A couple of days ago Seth and I realized that it was exactly a year ago that we sat in a cold waiting room in MD Anderson and we were parents of a cancer patient. Our little boy had cancer. After 8 hours of consult we were told to go home and make a decision,  get the tumor out- risking a non-functioning leg in the end and continued need for radiation which would result in sterility, or attempt chemo and radiation and risk the mass matastesizing to his bone thus requiring an amputation. You all know the story. You all prayed for our baby and for us. As the year has progressed God reminds us of his faithfulness when we see Jackson’s scar and when we are reminded by those of you that prayed. It is surreal. We continue to process emotions.  It felt as though God took Jackson away for a little while (through our fears and the actual surgery time where we passed him over into the hands of the surgeons) and then graciously handed him back for us to care for him and enjoy him again. We love him so much.  Before I start sobbing…

On a much lighter note, I have been busy at work trying to find us a place to live for our 9 month time in DC. We have had a few great leads that have led to disappointment but we are now in the process of signing a lease on a place we are really excited about.  It happens to be only 10-15 mins from Ryan and Stephanie and a 3 min walk to the metro.

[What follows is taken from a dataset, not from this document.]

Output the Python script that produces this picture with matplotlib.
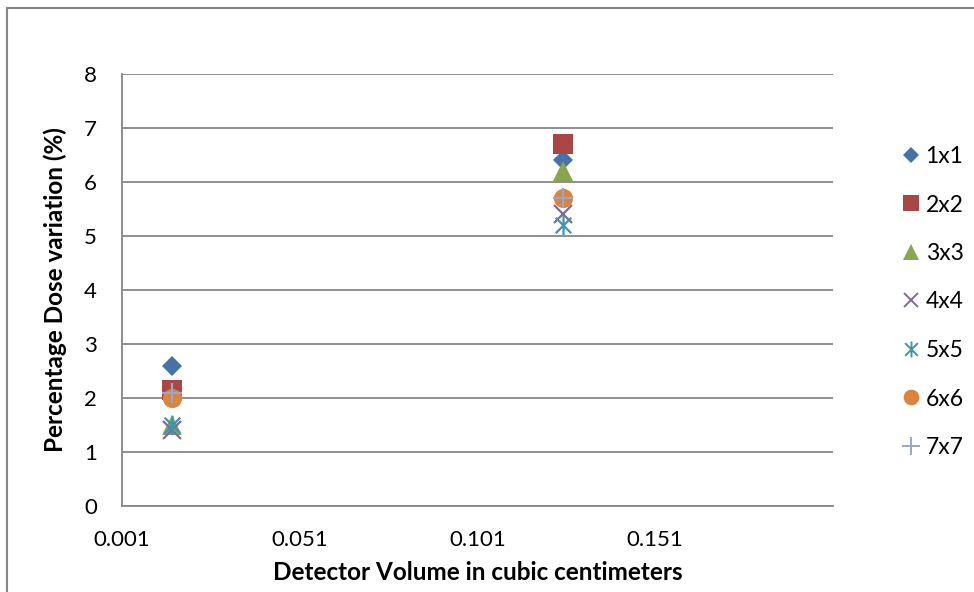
import numpy as np
import matplotlib
matplotlib.use("Agg")
import matplotlib.pyplot as plt
from matplotlib.path import Path
from matplotlib.lines import Line2D
from matplotlib.patches import Rectangle

plt.rcParams['font.family'] = ['Lato', 'DejaVu Sans']

# Detector volumes (cc) and dose variation for each field size
volumes = [0.015, 0.125]
field_sizes = ["1x1", "2x2", "3x3", "4x4", "5x5", "6x6", "7x7"]
dose_1x1 = [2.6, 6.4]
dose_2x2 = [2.15, 6.7]
dose_3x3 = [1.5, 6.2]
dose_4x4 = [1.4, 5.4]
dose_5x5 = [1.5, 5.2]
dose_6x6 = [2.0, 5.7]
dose_7x7 = [2.1, 5.7]
x_ticks = [0.001, 0.051, 0.101, 0.151]
y_ticks = [0, 1, 2, 3, 4, 5, 6, 7, 8]

# asterisk marker: vertical bar plus two diagonals
star = Path([(0, -1), (0, 1), (-0.8, -0.8), (0.8, 0.8), (-0.8, 0.8), (0.8, -0.8)],
            [Path.MOVETO, Path.LINETO, Path.MOVETO, Path.LINETO, Path.MOVETO, Path.LINETO])

series = [
    (dose_1x1, "D", "#4572A7", 10.2, True),
    (dose_2x2, "s", "#AA4643", 14.4, True),
    (dose_3x3, "^", "#89A54E", 14.4, True),
    (dose_4x4, "x", "#80699B", 13.0, False),
    (dose_5x5, star, "#3D96AE", 14.0, False),
    (dose_6x6, "o", "#DB843D", 13.8, True),
    (dose_7x7, "+", "#92A8CD", 15.0, False),
]

grey = "#868686"

fig = plt.figure(figsize=(9.74, 5.92), dpi=100)
ax = fig.add_axes([122 / 974, 86 / 592, 710.7 / 974, 432 / 592])

handles = []
for (vals, mk, col, ms, filled), name in zip(series, field_sizes):
    if filled:
        ax.plot(volumes, vals, linestyle="none", marker=mk, markersize=ms,
                color=col, markeredgewidth=0, clip_on=False)
        h = Line2D([], [], linestyle="none", marker=mk, markersize=ms * 0.82,
                   color=col, markeredgewidth=0)
    else:
        ax.plot(volumes, vals, linestyle="none", marker=mk, markersize=ms,
                color=col, markeredgewidth=1.6, clip_on=False)
        h = Line2D([], [], linestyle="none", marker=mk, markersize=ms * 0.82,
                   color=col, markeredgewidth=1.4)
    handles.append(h)

ax.set_xlim(0.001, 0.201)
ax.set_ylim(0, 8)
ax.set_xticks(x_ticks)
ax.set_xticklabels([f"{t:.3f}" for t in x_ticks])
ax.set_yticks(y_ticks)
ax.tick_params(length=0, labelsize=16, colors="black")
ax.tick_params(axis="y", pad=18)
ax.tick_params(axis="x", pad=17)

ax.grid(axis="y", color=grey, linewidth=1.3)
ax.set_axisbelow(True)
for side in ["top", "right"]:
    ax.spines[side].set_visible(False)
for side in ["left", "bottom"]:
    ax.spines[side].set_color(grey)
    ax.spines[side].set_linewidth(1.3)

ax.set_xlabel("Detector Volume in cubic centimeters", fontsize=17.5,
              fontweight="bold", labelpad=8)
ax.set_ylabel("Percentage Dose variation (%)", fontsize=17.5,
              fontweight="bold", labelpad=12)

fig.legend(handles, field_sizes, loc="center left",
           bbox_to_anchor=(890 / 974, 1 - 302 / 592), frameon=False,
           fontsize=16.5, handlelength=1.0, handletextpad=0.15,
           labelspacing=1.2, borderaxespad=0)

# chart frame (only top and left edges fall inside the image)
fig.patches.append(Rectangle((7 / 974, -0.1), 1.2, 1 - 8 / 592 + 0.1,
                             transform=fig.transFigure, fill=False,
                             edgecolor=grey, linewidth=1.5))

fig.savefig("out.png", dpi=100)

We also have learned that thanks to Obama, Seth will qualify for a subsidy that will cover his metro costs. The townhouse has plenty of room, a small back yard and has a park just a hop and skip away. It has front steps  that are just begging for a big pumpkin and pot of mums in October!! Pray that all of the paperwork will go through quickly and that it will all be official soon!

And for the weekly “something funny” from Jackson: yesterday we ordered Chinese food and ordered beef and broccoli. This  morning Jackson was playing and somehow found the menu. He came to me and said “broccoli!” How on earth did he remember that that menu was from our dinner and he had had broccoli for dinner?!